= Exercise details =
Omit the pictures and print exactly the lines of the listing below, starting at the first and ending at the line containing "const tickEdges = [...categories.map((c)".
———
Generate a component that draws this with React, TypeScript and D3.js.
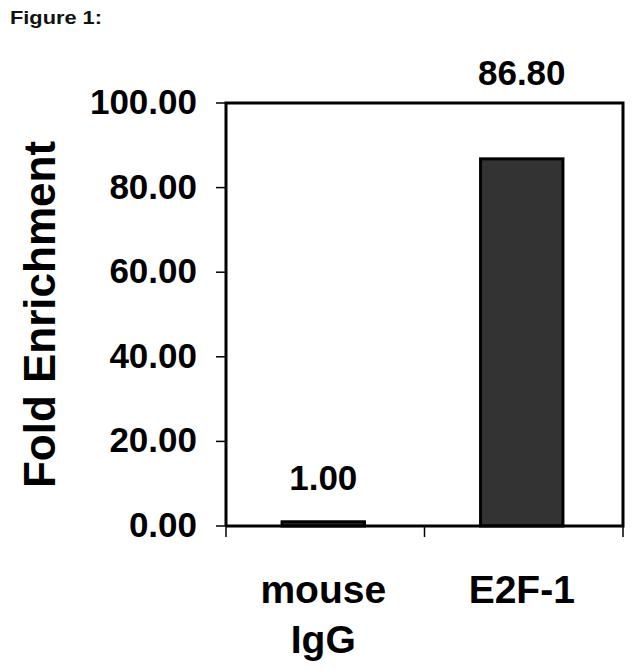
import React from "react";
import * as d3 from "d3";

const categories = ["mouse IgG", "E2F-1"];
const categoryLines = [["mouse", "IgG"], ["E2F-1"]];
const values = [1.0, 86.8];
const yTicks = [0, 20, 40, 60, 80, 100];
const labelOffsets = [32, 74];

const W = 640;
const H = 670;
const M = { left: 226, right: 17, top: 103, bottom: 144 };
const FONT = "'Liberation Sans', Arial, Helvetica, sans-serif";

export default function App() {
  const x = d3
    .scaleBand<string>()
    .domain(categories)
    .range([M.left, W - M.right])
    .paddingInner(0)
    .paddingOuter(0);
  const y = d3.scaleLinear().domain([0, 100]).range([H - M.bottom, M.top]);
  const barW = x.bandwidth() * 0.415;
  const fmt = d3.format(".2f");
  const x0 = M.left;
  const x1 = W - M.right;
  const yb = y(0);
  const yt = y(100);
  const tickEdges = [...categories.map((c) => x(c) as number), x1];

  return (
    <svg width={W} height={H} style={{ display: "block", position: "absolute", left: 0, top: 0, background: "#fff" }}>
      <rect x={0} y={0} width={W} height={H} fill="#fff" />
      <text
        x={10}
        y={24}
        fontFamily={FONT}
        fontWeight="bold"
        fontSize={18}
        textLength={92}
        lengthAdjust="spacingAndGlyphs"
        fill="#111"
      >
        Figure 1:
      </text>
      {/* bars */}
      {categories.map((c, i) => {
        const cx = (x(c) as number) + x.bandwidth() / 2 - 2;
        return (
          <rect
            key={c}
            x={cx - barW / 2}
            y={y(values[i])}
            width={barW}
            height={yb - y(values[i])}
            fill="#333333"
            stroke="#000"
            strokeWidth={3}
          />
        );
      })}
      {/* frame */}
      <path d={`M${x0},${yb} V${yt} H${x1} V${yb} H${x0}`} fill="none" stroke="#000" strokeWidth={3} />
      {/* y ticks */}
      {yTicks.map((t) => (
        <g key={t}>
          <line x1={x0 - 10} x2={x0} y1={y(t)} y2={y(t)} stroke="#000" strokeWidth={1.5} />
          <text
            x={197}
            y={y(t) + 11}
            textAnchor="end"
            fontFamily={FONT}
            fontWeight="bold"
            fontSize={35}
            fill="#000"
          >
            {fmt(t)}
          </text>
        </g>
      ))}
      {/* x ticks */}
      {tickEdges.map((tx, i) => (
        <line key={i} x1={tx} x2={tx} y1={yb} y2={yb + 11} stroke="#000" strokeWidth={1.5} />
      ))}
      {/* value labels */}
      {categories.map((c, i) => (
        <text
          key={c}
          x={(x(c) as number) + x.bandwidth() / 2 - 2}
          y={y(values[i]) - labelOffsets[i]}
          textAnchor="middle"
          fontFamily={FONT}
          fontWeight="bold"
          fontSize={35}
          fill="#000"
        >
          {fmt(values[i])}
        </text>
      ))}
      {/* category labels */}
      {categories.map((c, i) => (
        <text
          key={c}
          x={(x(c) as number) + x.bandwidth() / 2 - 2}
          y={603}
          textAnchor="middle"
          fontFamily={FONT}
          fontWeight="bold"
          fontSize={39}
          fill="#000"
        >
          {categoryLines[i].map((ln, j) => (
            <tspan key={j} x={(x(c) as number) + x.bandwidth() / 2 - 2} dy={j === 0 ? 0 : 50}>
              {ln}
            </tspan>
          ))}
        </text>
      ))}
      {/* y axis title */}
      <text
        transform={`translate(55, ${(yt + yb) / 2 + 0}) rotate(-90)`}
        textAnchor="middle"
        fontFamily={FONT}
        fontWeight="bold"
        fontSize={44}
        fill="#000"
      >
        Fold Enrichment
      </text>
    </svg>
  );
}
———
= Output =
Generate a component that draws this with React, TypeScript and D3.js.
import React from "react";
import * as d3 from "d3";

const categories = ["mouse IgG", "E2F-1"];
const categoryLines = [["mouse", "IgG"], ["E2F-1"]];
const values = [1.0, 86.8];
const yTicks = [0, 20, 40, 60, 80, 100];
const labelOffsets = [32, 74];

const W = 640;
const H = 670;
const M = { left: 226, right: 17, top: 103, bottom: 144 };
const FONT = "'Liberation Sans', Arial, Helvetica, sans-serif";

export default function App() {
  const x = d3
    .scaleBand<string>()
    .domain(categories)
    .range([M.left, W - M.right])
    .paddingInner(0)
    .paddingOuter(0);
  const y = d3.scaleLinear().domain([0, 100]).range([H - M.bottom, M.top]);
  const barW = x.bandwidth() * 0.415;
  const fmt = d3.format(".2f");
  const x0 = M.left;
  const x1 = W - M.right;
  const yb = y(0);
  const yt = y(100);
  const tickEdges = [...categories.map((c) => x(c) as number), x1];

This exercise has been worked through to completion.